JOB — Quote every line below exactly and skip any picture.

GIVEN MATERIAL —
■ ■ ■ ■ ■ ■ ■

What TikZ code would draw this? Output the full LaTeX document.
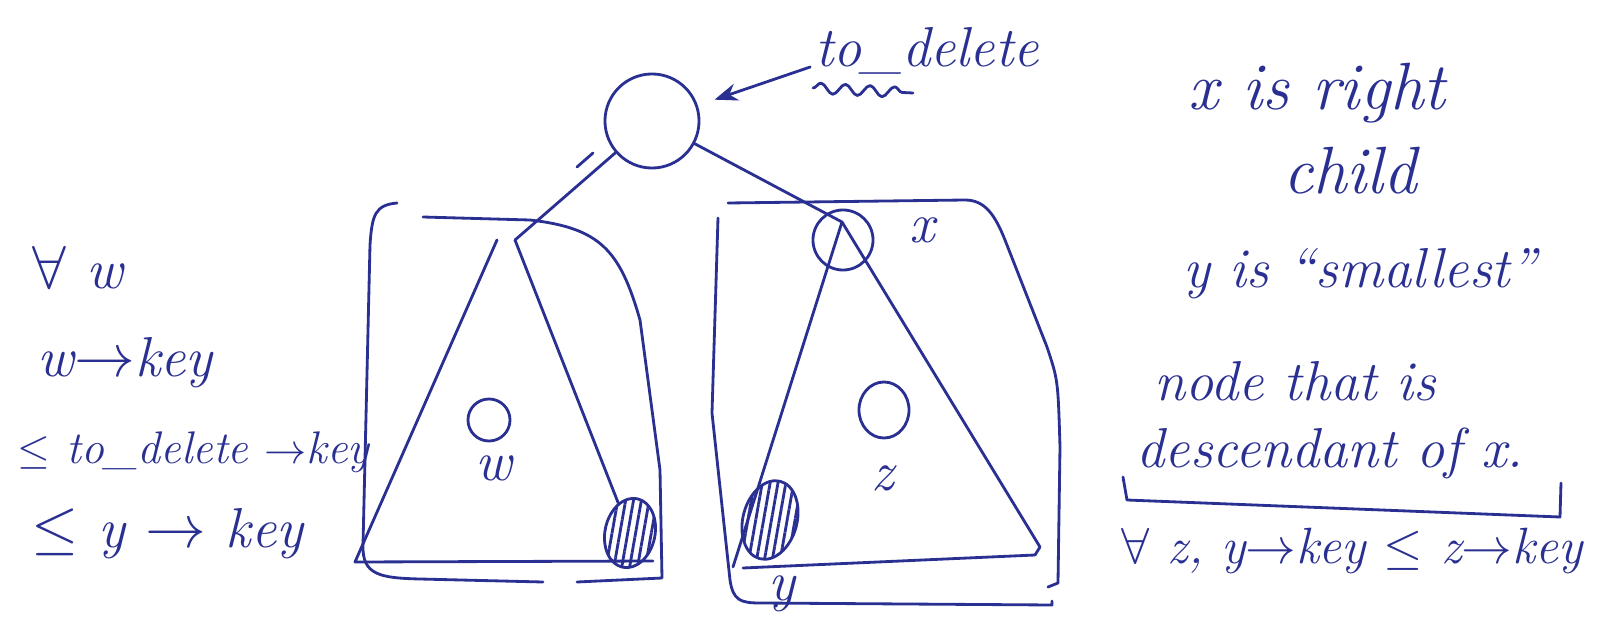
\documentclass[tikz,border=0pt]{standalone}
\usepackage{amsmath}
\usepackage{amssymb}
\usepackage{tikz}
\usetikzlibrary{arrows.meta,shapes.geometric,patterns.meta,decorations.pathmorphing}
\definecolor{ink}{RGB}{42,48,145}

\begin{document}
\begin{tikzpicture}[>=Stealth, thick, line cap=round, line join=round, x=0.01cm, y=-0.01cm,
    color=ink,
    hand/.style={font=\fontsize{16}{19}\selectfont\itshape, inner sep=1pt},
    bighand/.style={hand, font=\fontsize{19}{22}\selectfont\itshape},
    smallhand/.style={hand, font=\fontsize{13}{16}\selectfont\itshape},
    vert/.style={circle, draw, inner sep=0pt},
    hatched/.style={ellipse, draw, inner sep=0pt,
        pattern={Lines[angle=80, distance=2.2pt, line width=0.8pt]}, pattern color=ink}]
    \useasboundingbox (0,0) rectangle (1608,618);

    % Node to delete and its pointer label
    \node[vert, minimum size=0.94cm] (root) at (652,121) {};
    \node[hand, anchor=base] (todel) at (927,67) {to\_delete};
    \draw[decorate, decoration={snake, amplitude=1.5pt, segment length=7pt}] (813,88) -- (913,93);
    \draw[->, shorten >=5pt] (todel.base west) -- (root);

    % Stray tick next to the left edge
    \draw (577,167) -- (593,153);

    % Left subtree: triangle, inner node w, shaded largest node
    \coordinate (wtopL) at (497,240);
    \coordinate (wtopR) at (515,240);
    \node[vert, minimum size=0.42cm] (wnode) at (489,420) {};
    \node[hand, anchor=base] (wlab) at (494,480) {w};
    \node[hatched, minimum width=0.5cm, minimum height=0.7cm, rotate=-12] (wmax) at (630,533) {};
    \draw (root) -- (wtopR);
    \draw (wtopL) -- (355,562) -- (653,561);
    \draw (wtopR) -- (wmax);

    % Box round the left subtree
    \draw (397,203) .. controls (375,205) and (372,215) .. (370,245) -- (363,545)
        .. controls (362,575) and (380,578) .. (420,579) -- (543,582);
    \draw (423,217) -- (530,220) .. controls (600,228) and (620,250) .. (640,320)
        -- (660,470) -- (662,578) -- (577,582);

    % Right subtree: node x, triangle, inner node z, shaded smallest node y
    \node[vert, minimum size=0.6cm] (xnode) at (843,240) {};
    \node[hand, anchor=base] (xlab) at (922,242) {x};
    \coordinate (xtop) at (842,222);
    \draw (root) -- (xtop);
    \draw (xtop) -- (733,567);
    \draw (xtop) -- (1040,547) -- (1035,555);
    \draw (743,568) -- (1035,555);
    \node[vert, ellipse, minimum width=0.5cm, minimum height=0.56cm] (znode) at (884,410) {};
    \node[hand, anchor=base] (zlab) at (883,490) {z};
    \node[hatched, minimum width=0.54cm, minimum height=0.8cm, rotate=-15] (ymin) at (770,520) {};
    \node[hand, anchor=base] (ylab) at (782,600) {y};

    % Box round the right subtree
    \draw (728,203) -- (965,200) .. controls (985,200) and (995,215) .. (1005,240)
        -- (1047,347) .. controls (1058,380) .. (1060,447) -- (1058,583) -- (1048,587);
    \draw (718,218) -- (712,413) -- (730,580) .. controls (733,600) and (740,603) .. (760,603)
        -- (1052,605) -- (1052,601);

    % Notes on the left
    \node[hand, anchor=base west] (forallw) at (28,288) {$\forall$ w};
    \node[hand, anchor=base west] (wkey) at (33,376) {w$\to$key};
    \node[smallhand, anchor=base west] (lekey) at (13,463) {$\leq$ to\_delete $\to$key};
    \node[hand, anchor=base west] (ykey) at (27,547) {$\leq$ y $\to$ key};

    % Notes on the right
    \node[bighand, anchor=base] (rightch) at (1317,110) {x is right};
    \node[bighand, anchor=base] (child) at (1350,193) {child};
    \node[hand, anchor=base] (smallest) at (1360,287) {y is ``smallest''};
    \node[hand, anchor=base] (nodeis) at (1295,400) {node that is};
    \node[hand, anchor=base] (desc) at (1330,467) {descendant of x.};
    \draw (1123,477) -- (1127,500) -- (1560,517) -- (1561,483);
    \node[hand, font=\fontsize{14.5}{17}\selectfont\itshape, anchor=base] (forallz) at (1352,563)
        {$\forall$ z, y$\to$key $\leq$ z$\to$key};
\end{tikzpicture}
\end{document}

■ ■ ■ ■ ■ ■ ■

EXERCISE OUTPUT —
What TikZ code would draw this? Output the full LaTeX document.
\documentclass[tikz,border=0pt]{standalone}
\usepackage{amsmath}
\usepackage{amssymb}
\usepackage{tikz}
\usetikzlibrary{arrows.meta,shapes.geometric,patterns.meta,decorations.pathmorphing}
\definecolor{ink}{RGB}{42,48,145}

\begin{document}
\begin{tikzpicture}[>=Stealth, thick, line cap=round, line join=round, x=0.01cm, y=-0.01cm,
    color=ink,
    hand/.style={font=\fontsize{16}{19}\selectfont\itshape, inner sep=1pt},
    bighand/.style={hand, font=\fontsize{19}{22}\selectfont\itshape},
    smallhand/.style={hand, font=\fontsize{13}{16}\selectfont\itshape},
    vert/.style={circle, draw, inner sep=0pt},
    hatched/.style={ellipse, draw, inner sep=0pt,
        pattern={Lines[angle=80, distance=2.2pt, line width=0.8pt]}, pattern color=ink}]
    \useasboundingbox (0,0) rectangle (1608,618);

    % Node to delete and its pointer label
    \node[vert, minimum size=0.94cm] (root) at (652,121) {};
    \node[hand, anchor=base] (todel) at (927,67) {to\_delete};
    \draw[decorate, decoration={snake, amplitude=1.5pt, segment length=7pt}] (813,88) -- (913,93);
    \draw[->, shorten >=5pt] (todel.base west) -- (root);

    % Stray tick next to the left edge
    \draw (577,167) -- (593,153);

    % Left subtree: triangle, inner node w, shaded largest node
    \coordinate (wtopL) at (497,240);
    \coordinate (wtopR) at (515,240);
    \node[vert, minimum size=0.42cm] (wnode) at (489,420) {};
    \node[hand, anchor=base] (wlab) at (494,480) {w};
    \node[hatched, minimum width=0.5cm, minimum height=0.7cm, rotate=-12] (wmax) at (630,533) {};
    \draw (root) -- (wtopR);
    \draw (wtopL) -- (355,562) -- (653,561);
    \draw (wtopR) -- (wmax);

    % Box round the left subtree
    \draw (397,203) .. controls (375,205) and (372,215) .. (370,245) -- (363,545)
        .. controls (362,575) and (380,578) .. (420,579) -- (543,582);
    \draw (423,217) -- (530,220) .. controls (600,228) and (620,250) .. (640,320)
        -- (660,470) -- (662,578) -- (577,582);

    % Right subtree: node x, triangle, inner node z, shaded smallest node y
    \node[vert, minimum size=0.6cm] (xnode) at (843,240) {};
    \node[hand, anchor=base] (xlab) at (922,242) {x};
    \coordinate (xtop) at (842,222);
    \draw (root) -- (xtop);
    \draw (xtop) -- (733,567);
    \draw (xtop) -- (1040,547) -- (1035,555);
    \draw (743,568) -- (1035,555);
    \node[vert, ellipse, minimum width=0.5cm, minimum height=0.56cm] (znode) at (884,410) {};
    \node[hand, anchor=base] (zlab) at (883,490) {z};
    \node[hatched, minimum width=0.54cm, minimum height=0.8cm, rotate=-15] (ymin) at (770,520) {};
    \node[hand, anchor=base] (ylab) at (782,600) {y};

    % Box round the right subtree
    \draw (728,203) -- (965,200) .. controls (985,200) and (995,215) .. (1005,240)
        -- (1047,347) .. controls (1058,380) .. (1060,447) -- (1058,583) -- (1048,587);
    \draw (718,218) -- (712,413) -- (730,580) .. controls (733,600) and (740,603) .. (760,603)
        -- (1052,605) -- (1052,601);

    % Notes on the left
    \node[hand, anchor=base west] (forallw) at (28,288) {$\forall$ w};
    \node[hand, anchor=base west] (wkey) at (33,376) {w$\to$key};
    \node[smallhand, anchor=base west] (lekey) at (13,463) {$\leq$ to\_delete $\to$key};
    \node[hand, anchor=base west] (ykey) at (27,547) {$\leq$ y $\to$ key};

    % Notes on the right
    \node[bighand, anchor=base] (rightch) at (1317,110) {x is right};
    \node[bighand, anchor=base] (child) at (1350,193) {child};
    \node[hand, anchor=base] (smallest) at (1360,287) {y is ``smallest''};
    \node[hand, anchor=base] (nodeis) at (1295,400) {node that is};
    \node[hand, anchor=base] (desc) at (1330,467) {descendant of x.};
    \draw (1123,477) -- (1127,500) -- (1560,517) -- (1561,483);
    \node[hand, font=\fontsize{14.5}{17}\selectfont\itshape, anchor=base] (forallz) at (1352,563)
        {$\forall$ z, y$\to$key $\leq$ z$\to$key};
\end{tikzpicture}
\end{document}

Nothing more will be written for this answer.